A date night page should be lighter and more visual than the corporate page. It can confirm that a room works well for two players, since couples worry an escape room is built for large groups, and it can describe the experience as something to talk about over dinner afterward. Pairing matters here. A short, honest list of nearby restaurants or bars within walking distance turns the page into a date plan rather than a single activity, and that breadth is exactly what the broad query rewards. Booking is usually a quick online checkout, because couples decide fast and want to reserve in a few taps.
Mapping keywords so the pages do not collide
Before writing a word, assign each phrase to exactly one page. Birthday queries go to the birthday page, corporate queries to the corporate page, date night and couples queries to the date night page. Use the assigned keyword in that page’s title tag, its main heading, its meta description, and the URL slug, such as a path ending in “birthday-parties,” “corporate-team-building,” and “date-night.” When the same phrase appears as a heading on two pages, Google sees competing signals and may rank the weaker one. One phrase, one home.
Schema markup supports this. Each page can carry structured data describing the offering and the local business, which helps Google connect the page to local “near me” intent. Keep the markup accurate to what the page actually says, and never list a price, a rating, or a feature the business does not genuinely offer.
Supporting content and honest proof
Each occasion page earns more authority when blog content links into it.
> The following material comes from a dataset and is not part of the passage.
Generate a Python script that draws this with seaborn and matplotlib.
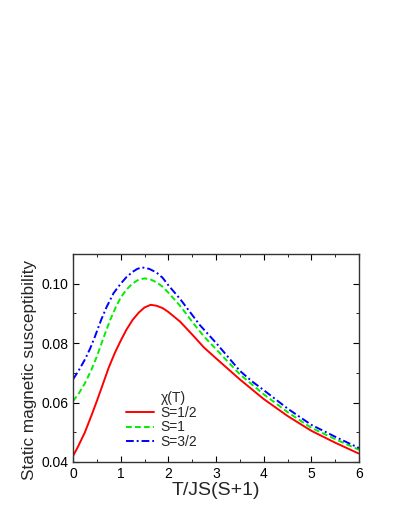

A post on “birthday party ideas for tweens in Nashville” can link to the birthday page, a post on “things to do with a visiting team in Nashville” can link to the corporate page, and a roundup of couple-friendly activities can link to the date night page. This builds topical depth around each intent without stuffing keywords onto the landing pages themselves.
Proof should be specific to the occasion. Feature real reviews from birthday groups on the birthday page, real corporate feedback on the team building page, and real couple reviews on the date night page. Never fabricate a quote, a company name, or a number. A handful of genuine, on-topic reviews convinces a searcher far more than a wall of generic praise, and it keeps the business safe from claims it cannot stand behind.
The takeaway
Birthday, corporate team building, and date night are three distinct searches with three distinct buyers, three distinct anxieties, and three distinct ways of booking. A Nashville escape room that builds one focused, honest page for each, maps its keywords cleanly so the pages do not compete, and supports them with relevant blog content will rank for all three intents instead of half-ranking for one. The room is the same. The path the searcher takes to it should not be.